To get over the cold as quickly as possible, I visualized myself during meditation as in a perfectly healthy state. As I visualized my healthy self, I felt better immediately. I still had the cold, but I felt better. I continued to visualize myself free from illness.

I minimized my emotional reaction to the cold. Instead of being miserable, I did my best to make myself as happy and comfortable as possible. If I could not breathe through my nose, I accepted breathing through my mouth without negativity. When I thought about my symptoms, I thought of them as minor discomforts that would soon be in my past rather than as my present reality, consciously rejecting the idea of being ill. As I visualized the influence of the cold diminishing, I constantly reminded myself of how wonderful it feels to be healthy. I did not complain about being sick, but concentrated on things I could enjoy. I did my best to function as normally as I could.

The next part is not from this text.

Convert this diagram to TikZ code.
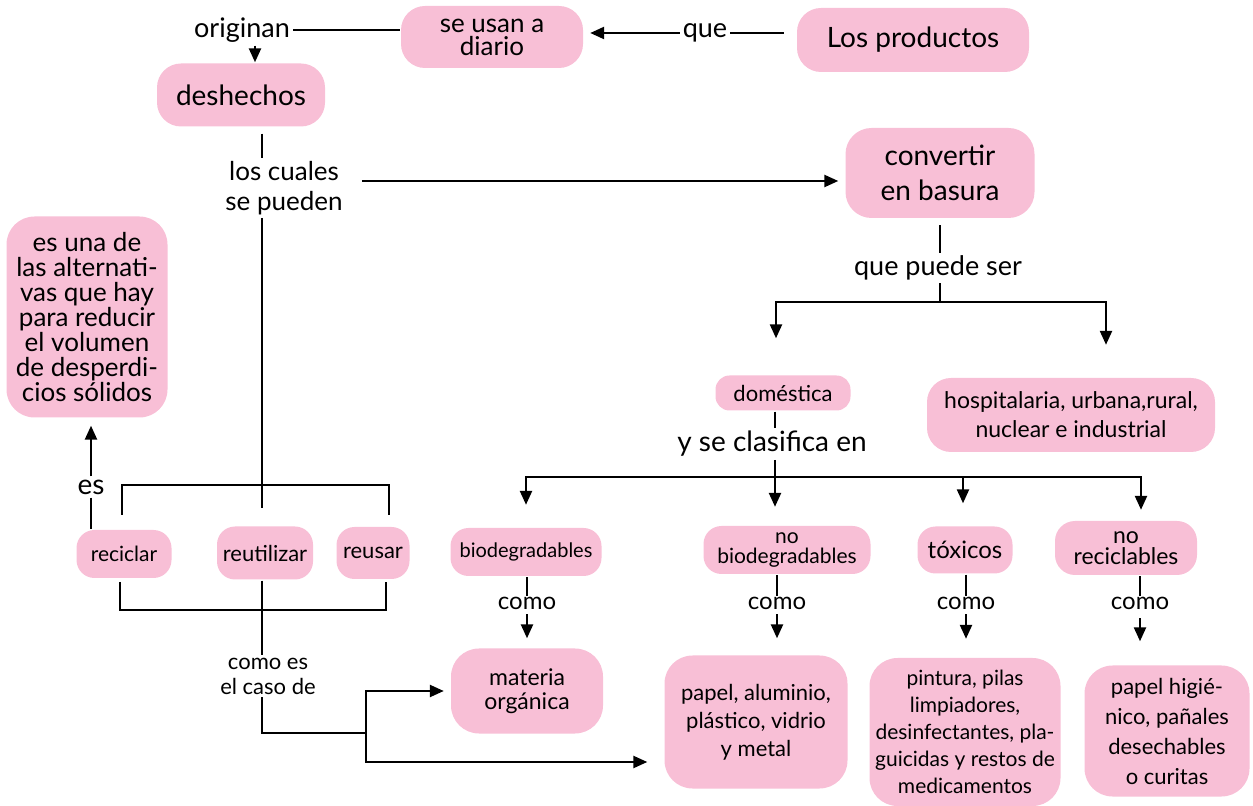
\documentclass[tikz,border=0pt]{standalone}
\usepackage{fontspec}
\setmainfont{Lato}
\usetikzlibrary{arrows.meta}
\definecolor{rosa}{RGB}{248,191,214}
\tikzset{
  caja/.style={fill=rosa, rounded corners=10pt, align=center, inner sep=2pt},
  texto/.style={align=center, inner sep=1pt},
}
\begin{document}
\begin{tikzpicture}[x=0.5pt, y=-0.5pt, line width=1.2pt, >={Triangle[length=7pt,width=6pt]}]
        \useasboundingbox (0,0) rectangle (1253,806);
        % parte superior
        \node[caja, minimum width=116pt, minimum height=32pt, rounded corners=12pt, font=\fontsize{14}{15}\selectfont] (prod) at (913,40) {Los productos};
        \node[texto, font=\fontsize{13.5}{15}\selectfont] (que) at (705,33) {que};
        \node[caja, minimum width=91pt, minimum height=31pt, rounded corners=12pt, font=\fontsize{13}{11.5}\selectfont] (usan) at (492,37) {se usan a\\diario};
        \node[texto, font=\fontsize{13.5}{15}\selectfont] (orig) at (242,30) {originan};
        \node[caja, minimum width=84pt, minimum height=31.5pt, rounded corners=12pt, font=\fontsize{14}{15}\selectfont] (desh) at (241,95) {deshechos};
        \node[texto, font=\fontsize{13}{15}\selectfont] (cuales) at (284,188) {los cuales\\se pueden};
        \node[caja, minimum width=94.5pt, minimum height=45pt, rounded corners=13pt, font=\fontsize{14}{17.5}\selectfont] (basura) at (940,173) {convertir\\en basura};
        \node[texto, font=\fontsize{13.5}{15}\selectfont] (puede) at (938,268) {que puede ser};
        % tipos de basura
        \node[caja, minimum width=67.5pt, minimum height=17.5pt, rounded corners=7pt, font=\fontsize{11}{12}\selectfont] (domes) at (783,393) {doméstica};
        \node[caja, minimum width=144pt, minimum height=37pt, rounded corners=12pt, font=\fontsize{11.5}{14.5}\selectfont] (hosp) at (1071,415) {hospitalaria, urbana,rural,\\nuclear e industrial};
        \node[texto, font=\fontsize{14}{15}\selectfont] (clasif) at (772,444) {y se clasifica en};
        \node[caja, minimum width=75.5pt, minimum height=24pt, rounded corners=9pt, font=\fontsize{10}{11}\selectfont] (bio) at (526,552) {biodegradables};
        \node[caja, minimum width=83.5pt, minimum height=24pt, rounded corners=9pt, font=\fontsize{10.5}{10}\selectfont] (nobio) at (787,550) {no\\biodegradables};
        \node[caja, minimum width=47.5pt, minimum height=23.5pt, rounded corners=9pt, font=\fontsize{12}{13}\selectfont] (tox) at (965,550) {tóxicos};
        \node[caja, minimum width=71pt, minimum height=27pt, rounded corners=10pt, font=\fontsize{11.5}{10.5}\selectfont] (norec) at (1126,548) {no\\reciclables};
        \node[texto, inner sep=0pt, font=\fontsize{12}{13}\selectfont] (como1) at (527,603) {como};
        \node[texto, inner sep=0pt, font=\fontsize{12}{13}\selectfont] (como2) at (777,603) {como};
        \node[texto, inner sep=0pt, font=\fontsize{12}{13}\selectfont] (como3) at (966,603) {como};
        \node[texto, inner sep=0pt, font=\fontsize{12}{13}\selectfont] (como4) at (1140,603) {como};
        \node[caja, minimum width=76pt, minimum height=42.5pt, rounded corners=14pt, font=\fontsize{11.5}{12}\selectfont] (mat) at (527,691) {materia\\orgánica};
        \node[caja, minimum width=91.5pt, minimum height=66.5pt, rounded corners=14pt, font=\fontsize{11}{14}\selectfont] (papel) at (756,722) {papel, aluminio,\\plástico, vidrio\\y metal};
        \node[caja, minimum width=95.5pt, minimum height=74pt, rounded corners=14pt, font=\fontsize{10.5}{13.5}\selectfont] (pint) at (965,732) {pintura, pilas\\limpiadores,\\desinfectantes, pla-\\guicidas y restos de\\medicamentos};
        \node[caja, minimum width=82.5pt, minimum height=65.5pt, rounded corners=14pt, font=\fontsize{11}{15}\selectfont] (higi) at (1167,731) {papel higié-\\nico, pañales\\desechables\\o curitas};
        % parte izquierda
        \node[caja, minimum width=80.5pt, minimum height=100.5pt, rounded corners=14pt, font=\fontsize{13}{12.5}\selectfont] (alt) at (87,317) {es una de\\las alternati-\\vas que hay\\para reducir\\el volumen\\de desperdi-\\cios sólidos};
        \node[texto, font=\fontsize{14}{15}\selectfont] (es) at (91,487) {es};
        \node[caja, minimum width=47.5pt, minimum height=24pt, rounded corners=9pt, font=\fontsize{10.5}{12}\selectfont] (recic) at (124,554) {reciclar};
        \node[caja, minimum width=48pt, minimum height=26.5pt, rounded corners=9pt, font=\fontsize{11}{12}\selectfont] (reut) at (265,553) {reutilizar};
        \node[caja, minimum width=36.5pt, minimum height=26pt, rounded corners=9pt, font=\fontsize{11}{12}\selectfont] (reus) at (373,553) {reusar};
        \node[texto, font=\fontsize{11}{12.5}\selectfont] (caso) at (268,676) {como es\\el caso de};
        % puntos de apoyo
        \coordinate (ejeA) at (262,0);
        \coordinate (ejeB) at (940,0);
        \coordinate (ejeC) at (775,0);
        \coordinate (ramaB) at (940,302);
        \coordinate (ramaC) at (775,477);
        \coordinate (ramaD) at (366,733);
        \coordinate (llaveI) at (122,485);
        \coordinate (llaveD) at (389,485);
        \coordinate (llaveIb) at (120,610);
        \coordinate (llaveDb) at (386,610);
        % conectores de arriba
        \draw[shorten <=6pt] (prod.west |- que.east) -- (que.east);
        \draw[->, shorten >=3pt] (que.west) -- (que.west -| usan.east);
        \draw (usan.west |- orig.east) -- (orig.east);
        \draw[->] ([xshift=6.5pt]orig.south) -- ([xshift=7pt]desh.north);
        \draw[shorten <=3pt] (desh.south -| ejeA) -- (cuales.north -| ejeA);
        \draw[->, shorten <=8pt, shorten >=3pt] ([yshift=3.5pt]cuales.east) -- ([yshift=3.5pt]cuales.east -| basura.west);
        \draw[shorten <=3pt] (basura.south -| ejeB) -- (puede.north -| ejeB);
        \draw (puede.south -| ejeB) -- (ramaB);
        \draw[->, shorten >=18pt] (ramaB) -| ([xshift=-3.5pt]domes.north);
        \draw[->, shorten >=16pt] (ramaB) -| ([xshift=17.5pt]hosp.north);
        % conectores de domestica
        \draw (domes.south -| ejeC) -- (clasif.north -| ejeC);
        \draw (clasif.south -| ejeC) -- (ramaC);
        \draw[->, shorten >=11pt] (ramaC) -| (bio.north);
        \draw[->, shorten >=9pt] (ramaC) -- (ramaC |- nobio.north);
        \draw[->, shorten >=11pt] (ramaC) -| ([xshift=-1pt]tox.north);
        \draw[->, shorten >=5pt] (ramaC) -| ([xshift=7.5pt]norec.north);
        \draw (bio.south -| como1) -- (como1.north);
        \draw (nobio.south -| como2) -- (como2.north);
        \draw (tox.south -| como3) -- (como3.north);
        \draw (norec.south -| como4) -- (como4.north);
        \draw[->, shorten <=2pt, shorten >=4.5pt] (como1.south) -- (como1.south |- mat.north);
        \draw[->, shorten <=2pt, shorten >=8pt] (como2.south) -- (como2.south |- papel.north);
        \draw[->, shorten <=2pt, shorten >=9pt] (como3.south) -- (como3.south |- pint.north);
        \draw[->, shorten <=4pt, shorten >=11.5pt] (como4.south) -- (como4.south |- higi.north);
        % conectores de la izquierda
        \draw[shorten >=8.5pt] (cuales.south -| ejeA) -- (reut.north -| ejeA);
        \draw ([yshift=-15pt]llaveI) -- (llaveI) -- (llaveD) -- ([yshift=-15pt]llaveD);
        \draw[->, shorten >=3.5pt] (es.north) -- (es.north |- alt.south);
        \draw (es.south) -- (es.south |- recic.north);
        \draw ([yshift=14pt]llaveIb) -- (llaveIb) -- (llaveDb) -- ([yshift=14pt]llaveDb);
        \draw (reut.south -| ejeA) -- (caso.north -| ejeA);
        \draw (caso.south -| ejeA) |- (ramaD);
        \draw[->, shorten >=3pt] (ramaD) |- (mat.west);
        \draw[->, shorten >=8pt] (ramaD) |- ([yshift=-20pt]papel.west);
    \end{tikzpicture}
\end{document}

I found as well that I was able to reduce the severity of symptoms by visualizing the sun beaming down healing rays, drying up the cold.  A friend uses the visualization of being submerged in a healing river.  I think that visualizing yourself bathed in any kind of healing, permeating influence can be effective in helping to reduce symptoms and speed recovery from illness.  

I also used mainstream countermeasures. I gargled twice a day with salt water, took multivitamins religiously, avoided alcohol and made sure I ate right and got enough sleep. When you want to get well, you don't put obstacles between yourself and getting well. There are no substitutes for diet, exercise and sleep. Healthy habits fight off illness.

Others I know who practice healing meditation visualize a healing white light beaming down on them, and I know they find this effective. Someone who practices healing meditation may also visualize this healing light beaming down on others who are ill, and they find this to be effective as well.

Not Like a Pill

Can I say for sure that meditation and mindfulness helped me avoid and / or cure myself of illness? No. I will say that because I meditated on wellness I felt better as my body rid itself of the cold. I feel that mindfulness helped me avoid colds all spring and helped me overcome the cold I finally caught more quickly than I might have.   My recommendation is that if you are sick, try meditation because it will probably help you feel better.

For the common cold, I feel that meditation is better than medication because it will not dry you up, make you nervous or keep you awake when you should be sleeping. Perhaps your experience will be similar.